Given their published statements, Bryan and his supporters consider “true” history to be the perniciously persistent Texas mythology that uses white supremacy as a guiding principle. They favor triumphant tales of Anglo males conquering and defending a vast wilderness while ignoring the contributions and treatment of minority groups. The danger of returning to a whitewashed triumphalist history of Texas lies in erasing the contributions of minority groups. Such erasure would give us a warped sense of the past and lead to racist policies and politics in the present. Maintaining a mythic, triumphalist Anglo history would lead to increased discrimination and exclusion of minority groups in Texas today.   

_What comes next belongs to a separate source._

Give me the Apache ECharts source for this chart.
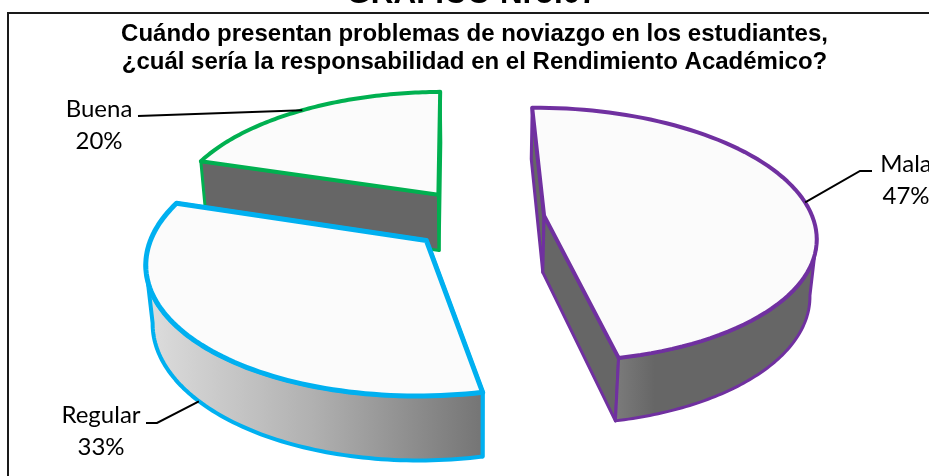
<!DOCTYPE html>
<html style="height: 100%">
<head>
    <meta charset="utf-8">
    <script src="https://cdn.jsdelivr.net/npm/echarts@6/dist/echarts.min.js"></script>
</head>
<body style="height: 100%; margin: 0; background: #fff">
<div id="container" style="width: 929px; height: 476px"></div>
<script type="text/javascript">
    var categories = ['Mala', 'Regular', 'Buena'];
    var percents = [47, 33, 20];
    var drawOrder = [2, 0, 1];
    var heading = 'GRÁFICO Nro.07';
    var chartTitle = 'Cuándo presentan problemas de noviazgo en los estudiantes,\n¿cuál sería la responsabilidad en el Rendimiento Académico?';

    // look of the 3d pie
    var cx = 477.5, cy = 219, rx = 269, ry = 125, depth = 58;
    var tilt = 0.15, sink = 0.02, explode = 0.25, firstAngle = -0.8;
    var sliceStyle = [
        {line: '#7030A0', width: 4, wall: [[0, '#7c7c7c'], [0.2, '#666666'], [1, '#666666']], side: '#666666',
            labelX: 906, labelY: 180, leader: [[872, 171], [860, 171]]},
        {line: '#00B0F0', width: 5, wall: [[0, '#dedede'], [0.5, '#b0b0b0'], [1, '#747474']], side: '#666666',
            labelX: 101, labelY: 431, leader: [[146, 423], [157, 423]]},
        {line: '#00B050', width: 4, wall: [[0, '#666666'], [1, '#666666']], side: '#666666',
            labelX: 99, labelY: 125, leader: [[138, 116]]}
    ];

    function rad(d) { return d * Math.PI / 180; }

    // angles are clockwise from the back of the pie
    var slices = [];
    var total = percents.reduce(function (a, b) { return a + b; }, 0);
    var acc = firstAngle;
    percents.forEach(function (p) {
        var span = p / total * 360;
        slices.push({start: acc, end: acc + span, mid: acc + span / 2});
        acc += span;
    });

    function project(u, v, z) {
        var w = 1 - tilt * v + sink * z;
        return [cx + rx * u / w, cy + (ry * v + depth * z) / w];
    }
    function apex(s) {
        return [explode * Math.sin(rad(s.mid)), -explode * Math.cos(rad(s.mid))];
    }
    function rimPoint(s, a, z) {
        var o = apex(s);
        return project(o[0] + Math.sin(rad(a)), o[1] - Math.cos(rad(a)), z);
    }
    function rim(s, from, to, z) {
        var pts = [];
        var n = 80;
        for (var i = 0; i <= n; i++) {
            pts.push(rimPoint(s, from + (to - from) * i / n, z));
        }
        return pts;
    }
    function face(pts, fill, st, width) {
        return {type: 'polygon', shape: {points: pts},
            style: {fill: fill, stroke: st.line, lineWidth: width, lineJoin: 'round'}};
    }

    function renderSlice(params, api) {
        var idx = api.value(0);
        var s = slices[idx], st = sliceStyle[idx];
        var o = apex(s);
        var top0 = project(o[0], o[1], 0), bot0 = project(o[0], o[1], 1);
        var children = [];

        // the two cut faces
        [s.start, s.end].forEach(function (a) {
            children.push(face([top0, rimPoint(s, a, 0), rimPoint(s, a, 1), bot0], st.side, st, st.width - 1));
        });

        // outer wall, only the part turned to the viewer
        var from = Math.max(s.start, 100), to = Math.min(s.end, 260);
        if (to > from) {
            var upper = rim(s, from, to, 0);
            var lower = rim(s, to, from, 1);
            children.push(face(upper.concat(lower),
                new echarts.graphic.LinearGradient(0, 0, 1, 0, st.wall.map(function (c) {
                    return {offset: c[0], color: c[1]};
                })), st, st.width - 1));
        }

        // top of the slice
        children.push(face([top0].concat(rim(s, s.start, s.end, 0)), '#fbfbfb', st, st.width));

        // leader line and label
        var hit = idx === 1 ? rimPoint(s, s.mid, 1) : rimPoint(s, s.mid, 0);
        children.push({type: 'polyline', shape: {points: st.leader.concat([hit])},
            style: {fill: null, stroke: '#000', lineWidth: 2}});
        children.push({type: 'text', style: {
            x: st.labelX, y: st.labelY, text: categories[idx] + '\n' + percents[idx] + '%',
            font: '24px Lato', lineHeight: 32, fill: '#000', align: 'center', verticalAlign: 'middle'}});
        return {type: 'group', children: children};
    }

    var dom = document.getElementById('container');
    var myChart = echarts.init(dom);
    var option = {
        backgroundColor: '#fff',
        animation: false,
        title: {
            text: chartTitle,
            left: 469.5,
            top: 15,
            textAlign: 'center',
            textStyle: {fontFamily: 'Liberation Sans', fontWeight: 'bold', fontSize: 24, lineHeight: 28, color: '#000'}
        },
        graphic: [
            {type: 'rect', shape: {x: 8, y: 13, width: 940, height: 480},
                style: {fill: null, stroke: '#1a1a1a', lineWidth: 2}},
            {type: 'text', style: {x: 472, y: -6, text: heading, font: 'bold 31.4px Liberation Sans',
                fill: '#000', align: 'center', verticalAlign: 'middle'}}
        ],
        series: [{
            type: 'custom',
            coordinateSystem: 'none',
            silent: true,
            clip: false,
            renderItem: renderSlice,
            data: drawOrder.map(function (i) { return [i, percents[i]]; })
        }]
    };
    myChart.setOption(option);
</script>
</body>
</html>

 The writing and teaching of history never have been—and never can be—fully neutral. The way history is presented always tells the audience more about the present than about the past. History consists of two elements: historical facts and interpretation to provide a context, and a narrative to explain what those facts mean. Yet even the topics historians choose belie neutrality. As James Baldwin wrote in a powerful essay in the 1960s: “White man, hear me! History, as nearly no one seems to know, is not merely something to be read…The great force of history comes from the fact that we carry it within us, are unconsciously controlled by it in many ways, and history is literally present in all that we do.” At best, historians must attempt to discover narratives while inevitably viewing topics from different and often competing perspectives.  

This does not suggest that accurate or quality history cannot be achieved, but its creation requires confronting and attempting to overcome forces that have silenced or influenced the record. Michel-Rolph Trouillot describes how silences enter the historical record in four phases: during fact creation by the sources themselves, during fact assembly in the making of archives, during fact retrieval in the assembly of a narrative, and during retrospective significance in the making of history in its final expression. Minority groups suffer greatly in these silences. They often have had fewer sources created about them, received less attention in the assembly of archives, were included in fewer narratives, and therefore were often assigned less retrospective significance by historians. Other than silence, the force that influences history most is the personal. As Baldwin noted, “It is with great pain and terror … that one enters into battle with that historical creation, Oneself, and attempts to recreate oneself to a principle more humane and more liberating: one begins to attempt a level of personal maturity and freedom which robs history of its tyrannical power, and also changes history.” Trouillot wrote that “[W]e are never so steeped in history as when we pretend not to be, but if we stop pretending we may gain in understanding what we lose in false innocence.”